The video game violence controversy has come to the Caribbean.
As reported by The Nation Newspaper, government officials in Barbados are under pressure to ban violent video games, or at least enforce their content ratings.
The flap began on Monday when the head of the National Organisation for Women called for a ban on violent games and toy weapons.
In lobbying for a ban, Yvonnes Walkes said:
We need an approach to reverse this culture of violence and force that the Deputy Commissionerof Police... spoke about. We have to start with the children, the schools and the parents...
We have to be aware and be vigilant to get measures in place. This will also be one of our main focuses during our 16 Days of Activism Against Violence Against Women...
In response to Walkes' remarks, video game retailers requested that the government intervene with legal restrictions against selling games to underage players. Mahesh Mahtani, manager of a game shop, pointed to Grand Theft Auto: San Andreas:
We do not sell [GTA:SA] at all, because it is the worst we have seen, with very strong sexual content and
sexual crimes. In fact, any games that depict gang violence and gang warfare, we generally do not encourage.

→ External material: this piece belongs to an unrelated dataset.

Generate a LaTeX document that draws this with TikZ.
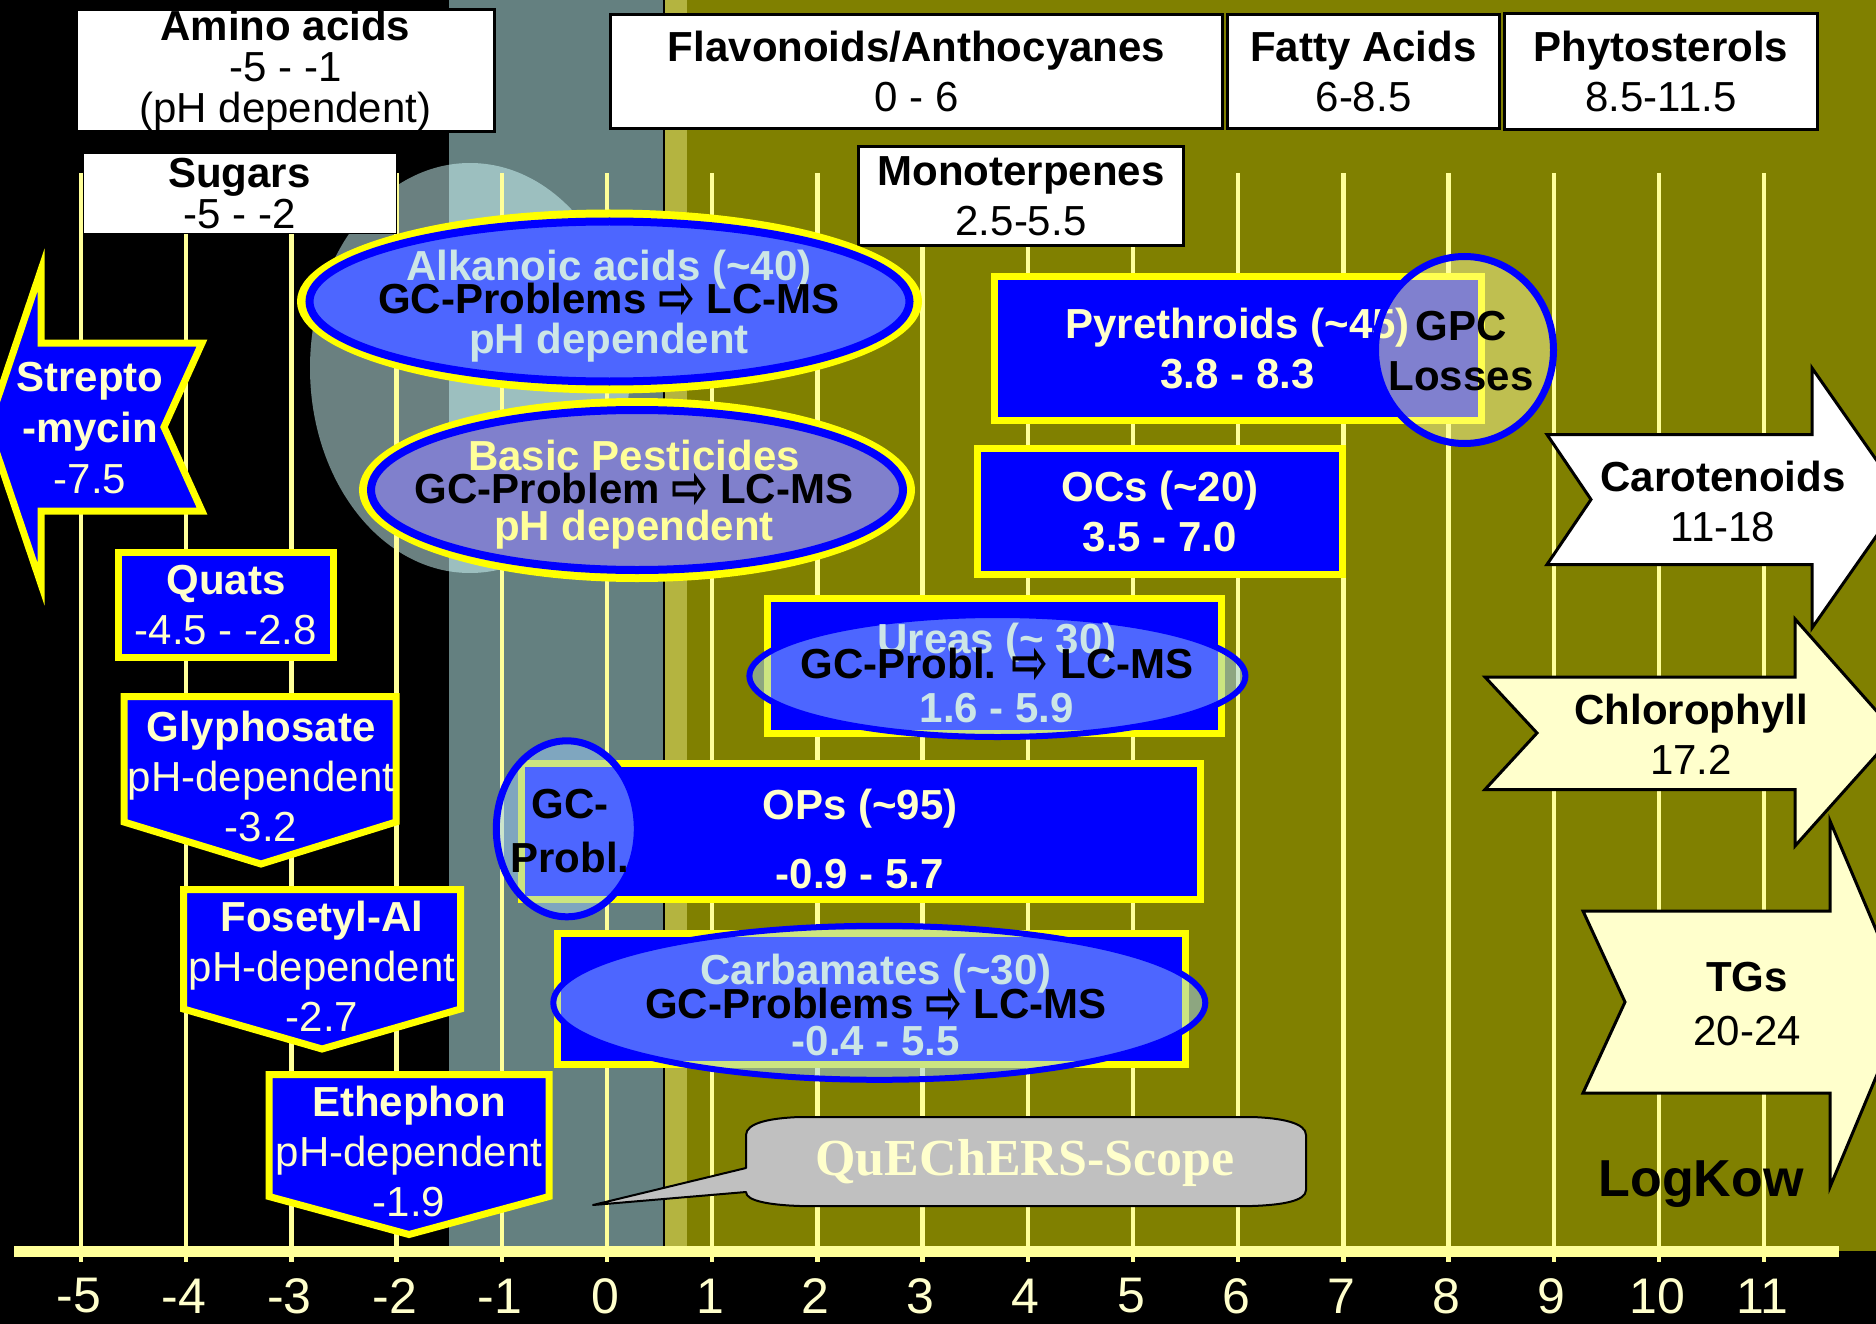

However, another store manager, Brent Cook, felt that singling out video games for blame in the nation's violence epidemic was unfair:
It comes down to practising good parenting... You have to monitor everything your child does.
GP: While the article is not clear on this point, it seems that some Barbados retailers are voluntarily enforcing content ratings. Perhaps other retailers may feel that having the force of law behind them would make it easier to turn down underage buyers.
In the U.S., vastly improved ratings enforcement at point-of-sale, especially among major retailers, has significantly reduced the rate of M-rated game sales to minors. But those improvements came in response to political pressure and were fostered by strong industry trade associations for game publishers and retailers.